This is the impetus behind the idea of canceling Michael Jackson, which has been raised and endlessly debated in the past two months. To cancel, according to the social media forces where the term originated, means to make an individual decision to eradicate a cultural presence — a pop star, for example — from one's consciousness. It's different from a boycott or a protest or the kind of legal action that the documentary Surviving R. Kelly, a similar story of a long-enabled predator within the music industry, has helped precipitate. Jackson has been dead for nearly a decade, an obvious reason that certain actions can't proceed. But the deeper feeling that every pop music fan must do something — kill Michael Jackson, within her own psyche — stems from that irrevocable blending of public and personal with deep roots in a celebrity culture that presents famous strangers as fans' friends, boosted immeasurably by the new intimacies and false privacy of online life. With Leaving Neverland, Reed has, in a sense, redefined the term "open secret" to refer not to something that many people know but don't acknowledge, but something that has been opened up and laid in front of anyone who looks: a Pandora's box.

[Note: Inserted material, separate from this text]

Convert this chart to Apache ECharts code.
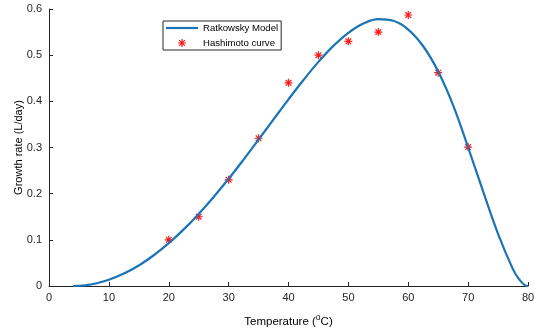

I was curious to know what it would be like not to cancel Michael Jackson but to experience his music with that Pandora's box open. And so for several weeks after viewing Leaving Neverland and feeling deeply persuaded by its messages, I listened to his recordings every day. I've made my way through Jackson's catalog from his biggest hits to the deep cuts, noting what thoughts arise while encountering these overwhelmingly familiar songs, what feelings I can't resist and which I immediately want to suppress. I've tried to determine what acknowledging Michael Jackson and the musical world he built means now. For decades, as a music critic and a fan, I spent countless hours in that world. What would I find there, from the new perspective that Leaving Neverland creates?
I didn't realize how difficult this experiment would be — but neither because listening to Michael Jackson's music is now simply painful nor because it's still so pleasurable that it blocks out the questions surrounding it. The challenge was to stay present: to recognize my unstable and unreliable reactions. Some songs made me bristle in recognition of what I thought were clues to Jackson's alleged sins; then I'd turn away from my own judgments, doubting that rush to ascribe meaning, and then I'd step away from the whole conundrum, floating out on a groove and a memory. So many stories I'd told myself about these songs kept surfacing, in conflict with ones that are still forming now. Each one pulled me in a different direction, away from my struggle to be present and honest about this experience and toward the comfort that I, like anyone who takes refuge in music, craved.